All of the lines below are to be transcribed faithfully, with pictures excluded from the copy.

Data shown

******************************

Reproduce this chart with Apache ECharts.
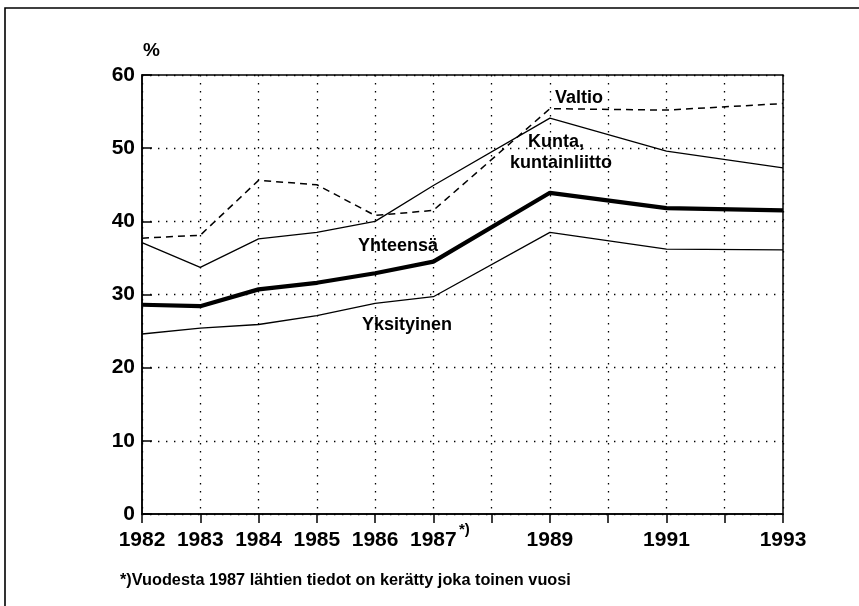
<!DOCTYPE html>
<html>
<head>
<meta charset="utf-8">
<script src="https://cdn.jsdelivr.net/npm/echarts@6/dist/echarts.min.js"></script>
<style>
html,body{margin:0;padding:0;background:#fff;}
#c{width:859px;height:606px;}
</style>
</head>
<body>
<div id="c"></div>
<script>
const years = [1982, 1983, 1984, 1985, 1986, 1987, 1989, 1991, 1993];
const valtio = [37.7, 38.1, 45.6, 45.0, 40.8, 41.5, 55.4, 55.2, 56.1];
const kunta = [37.1, 33.7, 37.6, 38.5, 40.0, 44.9, 54.1, 49.6, 47.3];
const yhteensa = [28.6, 28.4, 30.7, 31.6, 32.9, 34.5, 43.9, 41.8, 41.5];
const yksityinen = [24.6, 25.4, 25.9, 27.1, 28.8, 29.7, 38.5, 36.2, 36.1];
const tickLabels = ['1982', '1983', '1984', '1985', '1986', '1987', '1989', '1991', '1993'];
const yTicks = [0, 10, 20, 30, 40, 50, 60];

const FONT = '"Liberation Sans", Arial, Helvetica, sans-serif';
const pair = arr => years.map((y, i) => [y, arr[i]]);

const chart = echarts.init(document.getElementById('c'), null, {renderer: 'canvas'});
const dotted = {color: '#000', width: 1.3, type: [1.4, 6.6]};

chart.setOption({
  backgroundColor: '#fff',
  animation: false,
  grid: {left: 142, right: 76, top: 75, bottom: 92, show: true, borderColor: '#000', borderWidth: 1.5, backgroundColor: 'transparent'},
  xAxis: {
    type: 'value', min: 1982, max: 1993, interval: 1,
    axisLine: {show: true, lineStyle: {color: '#000', width: 1.5}},
    axisTick: {show: true, inside: false, length: 9, lineStyle: {color: '#000', width: 1.5}},
    axisLabel: {
      color: '#000', fontFamily: FONT, fontWeight: 'bold', fontSize: 21, margin: 16,
      formatter: v => tickLabels.indexOf(String(v)) >= 0 ? String(v) : ''
    },
    splitLine: {show: true, lineStyle: dotted}
  },
  yAxis: {
    type: 'value', min: yTicks[0], max: yTicks[yTicks.length - 1], interval: 10,
    axisLine: {show: true, lineStyle: {color: '#000', width: 1.5}},
    axisTick: {show: true, inside: true, length: 10, lineStyle: {color: '#000', width: 1.5}},
    axisLabel: {color: '#000', fontFamily: FONT, fontWeight: 'bold', fontSize: 21, margin: 7},
    splitLine: {show: true, lineStyle: dotted}
  },
  series: [
    {name: 'Valtio', type: 'line', data: pair(valtio), symbol: 'none',
     lineStyle: {color: '#000', width: 1.5, type: [7, 5]}},
    {name: 'Kunta, kuntainliitto', type: 'line', data: pair(kunta), symbol: 'none',
     lineStyle: {color: '#000', width: 1.3}},
    {name: 'Yhteensä', type: 'line', data: pair(yhteensa), symbol: 'none',
     lineStyle: {color: '#000', width: 4.2}},
    {name: 'Yksityinen', type: 'line', data: pair(yksityinen), symbol: 'none',
     lineStyle: {color: '#000', width: 1.3}}
  ],
  graphic: [
    {type: 'rect', shape: {x: 5, y: 8, width: 900, height: 700}, style: {fill: 'none', stroke: '#000', lineWidth: 1.6}, silent: true},
    {type: 'text', left: 143, top: 41, style: {text: '%', font: 'bold 19px ' + FONT, fill: '#000'}},
    {type: 'text', left: 555, top: 89, style: {text: 'Valtio', font: 'bold 18px ' + FONT, fill: '#000'}},
    {type: 'text', left: 528, top: 133, style: {text: 'Kunta,', font: 'bold 18px ' + FONT, fill: '#000'}},
    {type: 'text', left: 510, top: 154, style: {text: 'kuntainliitto', font: 'bold 18px ' + FONT, fill: '#000'}},
    {type: 'text', left: 358, top: 237, style: {text: 'Yhteensä', font: 'bold 18px ' + FONT, fill: '#000'}},
    {type: 'text', left: 362, top: 316, style: {text: 'Yksityinen', font: 'bold 18px ' + FONT, fill: '#000'}},
    {type: 'text', left: 459, top: 522, style: {text: '*)', font: 'bold 15px ' + FONT, fill: '#000'}},
    {type: 'text', left: 120, top: 573, style: {text: '*)Vuodesta 1987 lähtien tiedot on kerätty joka toinen vuosi', font: 'bold 16.3px ' + FONT, fill: '#000'}}
  ]
});
</script>
</body>
</html>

******************************

The completed task
Reproduce this chart with Apache ECharts.
<!DOCTYPE html>
<html>
<head>
<meta charset="utf-8">
<script src="https://cdn.jsdelivr.net/npm/echarts@6/dist/echarts.min.js"></script>
<style>
html,body{margin:0;padding:0;background:#fff;}
#c{width:859px;height:606px;}
</style>
</head>
<body>
<div id="c"></div>
<script>
const years = [1982, 1983, 1984, 1985, 1986, 1987, 1989, 1991, 1993];
const valtio = [37.7, 38.1, 45.6, 45.0, 40.8, 41.5, 55.4, 55.2, 56.1];
const kunta = [37.1, 33.7, 37.6, 38.5, 40.0, 44.9, 54.1, 49.6, 47.3];
const yhteensa = [28.6, 28.4, 30.7, 31.6, 32.9, 34.5, 43.9, 41.8, 41.5];
const yksityinen = [24.6, 25.4, 25.9, 27.1, 28.8, 29.7, 38.5, 36.2, 36.1];
const tickLabels = ['1982', '1983', '1984', '1985', '1986', '1987', '1989', '1991', '1993'];
const yTicks = [0, 10, 20, 30, 40, 50, 60];

const FONT = '"Liberation Sans", Arial, Helvetica, sans-serif';
const pair = arr => years.map((y, i) => [y, arr[i]]);

const chart = echarts.init(document.getElementById('c'), null, {renderer: 'canvas'});
const dotted = {color: '#000', width: 1.3, type: [1.4, 6.6]};

chart.setOption({
  backgroundColor: '#fff',
  animation: false,
  grid: {left: 142, right: 76, top: 75, bottom: 92, show: true, borderColor: '#000', borderWidth: 1.5, backgroundColor: 'transparent'},
  xAxis: {
    type: 'value', min: 1982, max: 1993, interval: 1,
    axisLine: {show: true, lineStyle: {color: '#000', width: 1.5}},
    axisTick: {show: true, inside: false, length: 9, lineStyle: {color: '#000', width: 1.5}},
    axisLabel: {
      color: '#000', fontFamily: FONT, fontWeight: 'bold', fontSize: 21, margin: 16,
      formatter: v => tickLabels.indexOf(String(v)) >= 0 ? String(v) : ''
    },
    splitLine: {show: true, lineStyle: dotted}
  },
  yAxis: {
    type: 'value', min: yTicks[0], max: yTicks[yTicks.length - 1], interval: 10,
    axisLine: {show: true, lineStyle: {color: '#000', width: 1.5}},
    axisTick: {show: true, inside: true, length: 10, lineStyle: {color: '#000', width: 1.5}},
    axisLabel: {color: '#000', fontFamily: FONT, fontWeight: 'bold', fontSize: 21, margin: 7},
    splitLine: {show: true, lineStyle: dotted}
  },
  series: [
    {name: 'Valtio', type: 'line', data: pair(valtio), symbol: 'none',
     lineStyle: {color: '#000', width: 1.5, type: [7, 5]}},
    {name: 'Kunta, kuntainliitto', type: 'line', data: pair(kunta), symbol: 'none',
     lineStyle: {color: '#000', width: 1.3}},
    {name: 'Yhteensä', type: 'line', data: pair(yhteensa), symbol: 'none',
     lineStyle: {color: '#000', width: 4.2}},
    {name: 'Yksityinen', type: 'line', data: pair(yksityinen), symbol: 'none',
     lineStyle: {color: '#000', width: 1.3}}
  ],
  graphic: [
    {type: 'rect', shape: {x: 5, y: 8, width: 900, height: 700}, style: {fill: 'none', stroke: '#000', lineWidth: 1.6}, silent: true},
    {type: 'text', left: 143, top: 41, style: {text: '%', font: 'bold 19px ' + FONT, fill: '#000'}},
    {type: 'text', left: 555, top: 89, style: {text: 'Valtio', font: 'bold 18px ' + FONT, fill: '#000'}},
    {type: 'text', left: 528, top: 133, style: {text: 'Kunta,', font: 'bold 18px ' + FONT, fill: '#000'}},
    {type: 'text', left: 510, top: 154, style: {text: 'kuntainliitto', font: 'bold 18px ' + FONT, fill: '#000'}},
    {type: 'text', left: 358, top: 237, style: {text: 'Yhteensä', font: 'bold 18px ' + FONT, fill: '#000'}},
    {type: 'text', left: 362, top: 316, style: {text: 'Yksityinen', font: 'bold 18px ' + FONT, fill: '#000'}},
    {type: 'text', left: 459, top: 522, style: {text: '*)', font: 'bold 15px ' + FONT, fill: '#000'}},
    {type: 'text', left: 120, top: 573, style: {text: '*)Vuodesta 1987 lähtien tiedot on kerätty joka toinen vuosi', font: 'bold 16.3px ' + FONT, fill: '#000'}}
  ]
});
</script>
</body>
</html>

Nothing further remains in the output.